Some of the additions and “improvements” are perfectly understandable, indeed laudable. Whereas the book is never specific as to why the Civil War is being waged, Mand’s script makes clear the moral stakes. In a later scene, Professor Bhaer takes the grown-up Jo to a “philosophical discussion.” Appalled by a stereotypical bunch of misogynistic men, she launches into an impassioned speech about women’s rights that earns a well-deserved round of applause from the audience.

Then there are the weird and cringe-worthy musical and dance interludes – the March girls get invited to the occasional party – that made me scratch my head. Set to ghastly contemporary pop music, they seem to aspire to being ever so hip and up to date. I hated them and I suspect that members of the TikTok generation in the audience probably thought they were kinda lame, too. (Alyssa Martin, who has actual choreographing credits to her name, is credited as “Movement Director.”) Just when I had managed to put them out of my mind, the conceit was repeated in the curtain call.

When Jun “plays it straight,” this Little Women is quite successful. I found myself experiencing real emotions that eluded me in the pages of Alcott’s novel. It helps that Jun is blessed with a terrific cast. Verónica Hortigüela (Meg), Allison Edwards-Crewe (Jo), Brefny Caribou (Beth), and Lindsay Wu (Amy), to list them in order of their characters’ ages, are all excellent, although I must confess that my favorite was Amy, annoying little snip that she is through much of the play. Edwards-Crewe is the star of the show, functioning as she does as a narrator who frequently breaks the fourth wall to set the scene and manage segues. She makes a fierce and forceful Jo. As Marmee, Irene Poole turns in a pitch-perfect rendition of an impossibly saintly mother and Marion Adler does an equally impressive job of bringing old Aunt March to life.

Two of the men are equally impressive, both of them in multiple roles. Rylan Wilkie, outstanding as Parolles in this season’s All’s Well That Ends Well, does especially well as Professor Bhaer. John Koensgen is faultless as James Laurence, Dr. Bangs, and Jo’s crusty publisher, Mr. Dashwood, and he’s utterly distinct in each role. The younger men fare less well. Richard Lam is serviceable as Laurie, but why Jun chose to give us a socially awkward if amiable goofball as John Brooke is beyond me.
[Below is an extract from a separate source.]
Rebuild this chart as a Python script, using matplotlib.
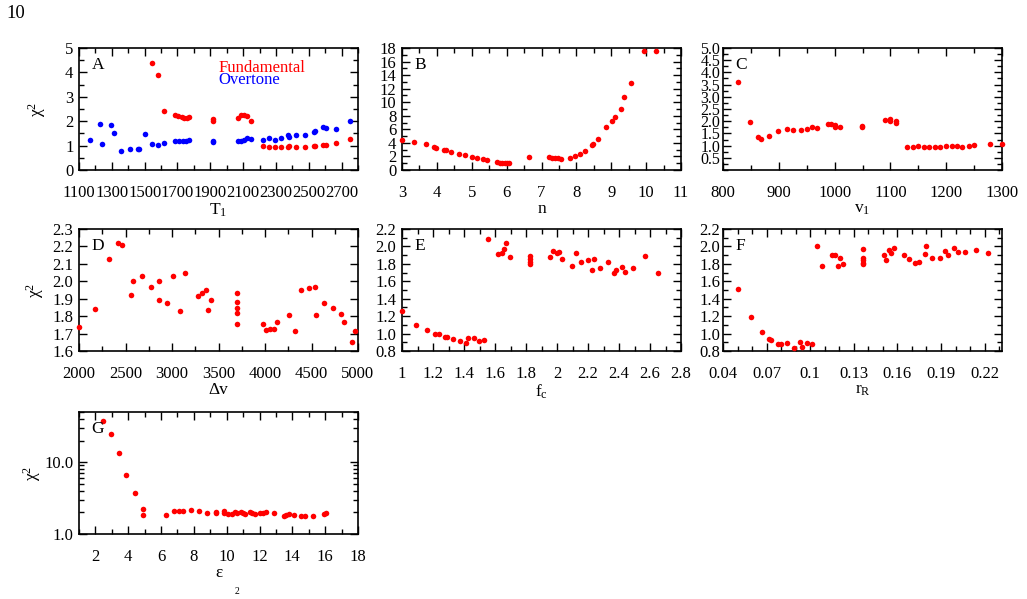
import numpy as np
import matplotlib
matplotlib.use("Agg")
import matplotlib.pyplot as plt
from matplotlib.ticker import MultipleLocator, FixedLocator, LogLocator, NullFormatter, FixedFormatter

plt.rcParams['font.family'] = ['Liberation Serif', 'DejaVu Serif']
plt.rcParams['mathtext.fontset'] = 'custom'
plt.rcParams['mathtext.rm'] = 'Liberation Serif'
plt.rcParams['mathtext.it'] = 'Liberation Serif:italic'
plt.rcParams['mathtext.default'] = 'rm'

# panel A: T1
a_blue_x = [1167, 1226, 1242, 1294, 1314, 1355, 1412, 1457, 1467, 1502, 1542, 1583, 1616,
            1685, 1711, 1734, 1752, 1768, 1919, 1919, 2068, 2088, 2104, 2124, 2149, 2220,
            2255, 2294, 2333, 2374, 2380, 2421, 2476, 2529, 2541, 2588, 2608, 2663, 2751]
a_blue_y = [1.25, 1.87, 1.07, 1.83, 1.50, 0.76, 0.85, 0.88, 0.86, 1.48, 1.07, 1.03, 1.10,
            1.18, 1.18, 1.20, 1.18, 1.21, 1.18, 1.15, 1.17, 1.20, 1.22, 1.30, 1.27, 1.25,
            1.30, 1.25, 1.33, 1.42, 1.35, 1.43, 1.45, 1.55, 1.60, 1.75, 1.73, 1.68, 2.02]
a_red_x = [1542, 1583, 1616, 1685, 1705, 1725, 1742, 1758, 1772, 1919, 1919, 2068, 2088,
           2104, 2124, 2149, 2220, 2255, 2294, 2333, 2374, 2380, 2421, 2476, 2529, 2541,
           2588, 2608, 2663, 2751]
a_red_y = [4.38, 3.88, 2.40, 2.25, 2.20, 2.17, 2.15, 2.15, 2.18, 2.07, 2.01, 2.15, 2.25,
           2.24, 2.20, 1.99, 0.98, 0.96, 0.94, 0.94, 0.95, 0.97, 0.96, 0.96, 0.98, 1.00,
           1.04, 1.04, 1.10, 1.27]
a_ticks = [1100, 1300, 1500, 1700, 1900, 2100, 2300, 2500, 2700]

# panel B: n
b_x = [3.0, 3.35, 3.69, 3.91, 3.98, 4.19, 4.25, 4.41, 4.64, 4.82, 5.0, 5.15, 5.31, 5.44,
       5.72, 5.80, 5.88, 5.94, 6.01, 6.06, 6.64, 7.22, 7.30, 7.39, 7.47, 7.56, 7.82, 7.95,
       8.11, 8.26, 8.44, 8.47, 8.63, 8.85, 9.03, 9.10, 9.28, 9.37, 9.58, 9.93, 10.28]
b_y = [4.42, 4.07, 3.77, 3.42, 3.30, 3.00, 2.90, 2.70, 2.40, 2.15, 1.90, 1.70, 1.55, 1.45,
       1.15, 1.10, 1.05, 1.05, 1.05, 1.10, 1.90, 1.85, 1.70, 1.75, 1.70, 1.60, 1.80, 2.10,
       2.35, 2.85, 3.70, 3.80, 4.60, 6.40, 7.30, 7.85, 9.05, 10.7, 12.8, 17.5, 17.6]

# panel C: v1
c_x = [826, 849, 863, 868, 882, 899, 914, 926, 939, 950, 959, 968, 988, 994, 1000, 1000,
       1010, 1049, 1049, 1090, 1099, 1099, 1110, 1110, 1130, 1140, 1149, 1160, 1170, 1180,
       1189, 1199, 1210, 1220, 1229, 1240, 1249, 1279, 1300]
c_y = [3.59, 1.97, 1.36, 1.28, 1.40, 1.61, 1.68, 1.64, 1.64, 1.68, 1.77, 1.73, 1.87, 1.90,
       1.86, 1.77, 1.77, 1.80, 1.75, 2.04, 2.10, 2.02, 1.99, 1.92, 0.95, 0.95, 0.98, 0.93,
       0.96, 0.93, 0.93, 0.98, 0.98, 0.98, 0.95, 1.00, 1.03, 1.06, 1.07]

# panel D: delta v
d_x = [2005, 2172, 2322, 2422, 2465, 2555, 2584, 2673, 2770, 2859, 2863, 2945, 3010, 3081,
       3139, 3282, 3318, 3361, 3389, 3418, 3704, 3704, 3704, 3704, 3704, 3980, 4009, 4052,
       4095, 4130, 4259, 4320, 4392, 4470, 4542, 4546, 4632, 4728, 4821, 4846, 4932, 4972]
d_y = [1.735, 1.842, 2.126, 2.217, 2.209, 1.919, 2.000, 2.029, 1.966, 1.892, 2.004, 1.875,
       2.029, 1.830, 2.047, 1.915, 1.933, 1.948, 1.836, 1.892, 1.935, 1.884, 1.844, 1.820,
       1.753, 1.757, 1.720, 1.724, 1.724, 1.764, 1.807, 1.714, 1.950, 1.962, 1.968, 1.807,
       1.875, 1.848, 1.811, 1.766, 1.652, 1.716]

# panel E: fc
e_x = [1.0, 1.09, 1.164, 1.214, 1.236, 1.276, 1.289, 1.326, 1.372, 1.415, 1.425, 1.464,
       1.495, 1.529, 1.555, 1.622, 1.644, 1.657, 1.674, 1.695, 1.825, 1.825, 1.825, 1.825,
       1.957, 1.976, 1.998, 2.015, 2.035, 2.097, 2.123, 2.158, 2.197, 2.227, 2.24, 2.279,
       2.328, 2.367, 2.38, 2.419, 2.438, 2.49, 2.568, 2.652]
e_y = [1.26, 1.10, 1.04, 0.99, 1.00, 0.96, 0.955, 0.935, 0.915, 0.89, 0.946, 0.95, 0.91,
       0.927, 2.085, 1.91, 1.92, 1.97, 2.04, 1.88, 1.895, 1.86, 1.825, 1.80, 1.88, 1.946,
       1.927, 1.938, 1.854, 1.777, 1.927, 1.823, 1.85, 1.727, 1.854, 1.75, 1.82, 1.696,
       1.727, 1.765, 1.71, 1.75, 1.892, 1.70]

# panel F: rR
f_x = [0.0503, 0.059, 0.0667, 0.0715, 0.0733, 0.0781, 0.0802, 0.0841, 0.0891, 0.0932,
       0.0941, 0.0976, 0.1014, 0.1049, 0.1081, 0.1149, 0.117, 0.1188, 0.1206, 0.1225,
       0.1364, 0.1364, 0.1364, 0.1364, 0.1364, 0.1508, 0.1522, 0.1542, 0.1558, 0.1577,
       0.1649, 0.1679, 0.1718, 0.1752, 0.1789, 0.1798, 0.1837, 0.1892, 0.193, 0.1946,
       0.1992, 0.2015, 0.2063, 0.2143, 0.2227]
f_y = [1.51, 1.194, 1.013, 0.943, 0.924, 0.881, 0.881, 0.893, 0.831, 0.90, 0.846, 0.893,
       0.881, 2.003, 1.775, 1.906, 1.898, 1.775, 1.867, 1.798, 1.976, 1.863, 1.84, 1.813,
       1.794, 1.902, 1.84, 1.96, 1.925, 1.987, 1.906, 1.852, 1.805, 1.825, 1.918, 2.0,
       1.867, 1.867, 1.945, 1.902, 1.983, 1.933, 1.937, 1.964, 1.925]
f_ticks = [0.04, 0.07, 0.1, 0.13, 0.16, 0.19, 0.22]
f_labels = ['0.04', '0.07', '0.1', '0.13', '0.16', '0.19', '0.22']

# panel G: epsilon
g_x = [2.44, 2.92, 3.42, 3.89, 4.39, 4.89, 4.89, 6.31, 6.81, 7.11, 7.31, 7.82, 8.30, 8.82,
       9.32, 9.32, 9.82, 9.82, 10.08, 10.34, 10.48, 10.62, 10.88, 11.02, 11.12, 11.43, 11.57,
       11.73, 12.03, 12.23, 12.39, 12.87, 13.47, 13.63, 13.79, 14.09, 14.5, 14.78, 15.28,
       15.94, 16.04]
g_y = [37.6, 24.4, 13.4, 6.55, 3.72, 2.21, 1.86, 1.84, 2.12, 2.12, 2.12, 2.16, 2.12, 1.94,
       2.00, 1.94, 2.07, 1.94, 1.90, 1.92, 2.00, 1.98, 2.00, 1.96, 1.92, 2.05, 1.96, 1.88,
       1.94, 1.96, 2.00, 1.94, 1.80, 1.84, 1.90, 1.84, 1.80, 1.80, 1.80, 1.90, 1.94]

W, H = 1027, 599
fig = plt.figure(figsize=(W / 100, H / 100), dpi=100)

col_left = [79, 402, 723]
row_top = [48, 229, 412]
aw, ah = 279, 122


def make_ax(col, row):
    left = col_left[col] / W
    bottom = 1 - (row_top[row] + ah) / H
    ax = fig.add_axes([left, bottom, aw / W, ah / H])
    ax.tick_params(which='both', direction='in', top=True, right=True, labelsize=12,
                   width=1.0)
    ax.tick_params(which='major', length=6)
    ax.tick_params(which='minor', length=3.5)
    ax.tick_params(axis='x', pad=11)
    ax.tick_params(axis='y', pad=4)
    for s in ax.spines.values():
        s.set_linewidth(1.2)
    return ax


def dots(ax, x, y, color='#ff0000'):
    ax.scatter(x, y, s=16, color=color, linewidths=0, zorder=3, clip_on=False)


def letter(ax, txt):
    ax.text(0.045, 0.93, txt, transform=ax.transAxes, fontsize=12.5, va='top', ha='left')


# A
ax = make_ax(0, 0)
dots(ax, a_blue_x, a_blue_y, '#0000ff')
dots(ax, a_red_x, a_red_y)
ax.set_xlim(1100, 2800)
ax.set_ylim(0, 5)
ax.xaxis.set_major_locator(FixedLocator(a_ticks))
ax.xaxis.set_minor_locator(MultipleLocator(100))
ax.yaxis.set_major_locator(MultipleLocator(1))
ax.yaxis.set_minor_locator(MultipleLocator(0.5))
ax.set_xlabel('T$_1$', fontsize=12.5, labelpad=0)
ax.set_ylabel('χ$^2$', fontsize=12.5, labelpad=12)
letter(ax, 'A')
ax.text(0.5, 0.84, 'Fundamental', color='#ff0000', transform=ax.transAxes, fontsize=12,
        va='center')
ax.text(0.5, 0.735, 'Overtone', color='#0000ff', transform=ax.transAxes, fontsize=12,
        va='center')

# B
ax = make_ax(1, 0)
dots(ax, b_x, b_y)
ax.set_xlim(3, 11)
ax.set_ylim(0, 18)
ax.xaxis.set_major_locator(MultipleLocator(1))
ax.xaxis.set_minor_locator(MultipleLocator(0.5))
ax.yaxis.set_major_locator(MultipleLocator(2))
ax.yaxis.set_minor_locator(MultipleLocator(1))
ax.set_xlabel('n', fontsize=12.5, labelpad=0)
letter(ax, 'B')

# C
ax = make_ax(2, 0)
dots(ax, c_x, c_y)
ax.set_xlim(800, 1300)
ax.set_ylim(0, 5)
ax.xaxis.set_major_locator(MultipleLocator(100))
ax.xaxis.set_minor_locator(MultipleLocator(50))
c_yt = np.arange(0.5, 5.01, 0.5)
ax.yaxis.set_major_locator(FixedLocator(c_yt))
ax.yaxis.set_major_formatter(FixedFormatter(['%.1f' % v for v in c_yt]))
ax.yaxis.set_minor_locator(MultipleLocator(0.25))
ax.tick_params(axis='y', pad=2, labelsize=11.5)
ax.set_xlabel('v$_1$', fontsize=12.5, labelpad=0)
letter(ax, 'C')

# D
ax = make_ax(0, 1)
dots(ax, d_x, d_y)
ax.set_xlim(2000, 5000)
ax.set_ylim(1.6, 2.3)
ax.xaxis.set_major_locator(MultipleLocator(500))
ax.xaxis.set_minor_locator(MultipleLocator(250))
ax.yaxis.set_major_locator(MultipleLocator(0.1))
ax.yaxis.set_major_formatter(plt.FormatStrFormatter('%.1f'))
ax.set_xlabel('Δv', fontsize=12.5, labelpad=0)
ax.set_ylabel('χ$^2$', fontsize=12.5, labelpad=5)
letter(ax, 'D')

# E
ax = make_ax(1, 1)
dots(ax, e_x, e_y)
ax.set_xlim(1, 2.8)
ax.set_ylim(0.8, 2.2)
ax.xaxis.set_major_locator(MultipleLocator(0.2))
ax.xaxis.set_major_formatter(plt.FuncFormatter(lambda v, p: ('%.1f' % v).rstrip('0').rstrip('.')))
ax.xaxis.set_minor_locator(MultipleLocator(0.1))
ax.yaxis.set_major_locator(MultipleLocator(0.2))
ax.yaxis.set_major_formatter(plt.FormatStrFormatter('%.1f'))
ax.yaxis.set_minor_locator(MultipleLocator(0.1))
ax.set_xlabel('f$_c$', fontsize=12.5, labelpad=0)
letter(ax, 'E')

# F
ax = make_ax(2, 1)
dots(ax, f_x, f_y)
ax.set_xlim(0.04, 0.232)
ax.set_ylim(0.8, 2.2)
ax.xaxis.set_major_locator(FixedLocator(f_ticks))
ax.xaxis.set_major_formatter(FixedFormatter(f_labels))
ax.xaxis.set_minor_locator(FixedLocator(np.arange(0.05, 0.232, 0.01)))
ax.yaxis.set_major_locator(MultipleLocator(0.2))
ax.yaxis.set_major_formatter(plt.FormatStrFormatter('%.1f'))
ax.yaxis.set_minor_locator(MultipleLocator(0.1))
ax.tick_params(axis='y', pad=2)
ax.set_xlabel('r$_R$', fontsize=12.5, labelpad=0)
letter(ax, 'F')

# G
ax = make_ax(0, 2)
dots(ax, g_x, g_y)
ax.set_yscale('log')
ax.set_xlim(1, 18)
ax.set_ylim(1, 50)
ax.xaxis.set_major_locator(MultipleLocator(2))
ax.xaxis.set_minor_locator(MultipleLocator(1))
ax.yaxis.set_major_locator(FixedLocator([1, 10]))
ax.yaxis.set_major_formatter(FixedFormatter(['1.0', '10.0']))
ax.yaxis.set_minor_locator(LogLocator(base=10, subs=np.arange(2, 10)))
ax.yaxis.set_minor_formatter(NullFormatter())
ax.set_xlabel('ε', fontsize=12.5, labelpad=0)
ax.set_ylabel('χ$^2$', fontsize=12.5, labelpad=1)
letter(ax, 'G')

fig.text(6 / W, 1 - 14 / H, '10', fontsize=13.5, va='center', ha='left')
fig.text(237 / W, 1 - 592 / H, '2', fontsize=7, va='center', ha='center')

fig.savefig('out.png', dpi=100)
Teresa Przybylski has contributed a malleable set with some nice touches. I especially liked the way the cutout trees gained and lost leaves as the seasons progressed. The showers of petals that attended Meg’s wedding march were a lovely touch, too. A row of miniature house facades lines the upper proscenium. Kaileigh Krysztofiak’s lighting picks them out to indicate the setting of the current scene. A.W. Nadine Grant has provided costumes for the little women that get more sumptuous as they grow up. The outfits that she has crafted for the early dance numbers are as gawdawful as the numbers themselves, but that is presumably what she was asked to supply.

This Little Women is a mostly enjoyable experience. Stripped of the bizarro baggage, it could have been a real winner.

A footnote: This production, a world premiere and a “Stratford Festival commission,” is the most pointedly “politically correct” show I can remember the Festival presenting. A voice-over prologue provides a long list of indigenous tribes from what is now Massachusetts and Rhode Island that were decimated by European settlers to make way for the Concord where the March family lived. None of this, perhaps needless to say, is mentioned by Alcott. The multi-ethnic casting of the March girls – Black, Indigenous, Asian, White/Hispanic – is neither accidental nor incidental. Virtually the entire artistic company (as opposed to the acting company) is female, and a distinctly feminist sensibility permeates the text and the performance. Again, this is neither accidental nor incidental. The far-right, white-supremacist, anti-vax yahoos who comprised the “Freedom Convoy” that disrupted Ottawa and some border crossings not too long ago would loathe this production. And that, I’m pretty sure, is the point. Brava!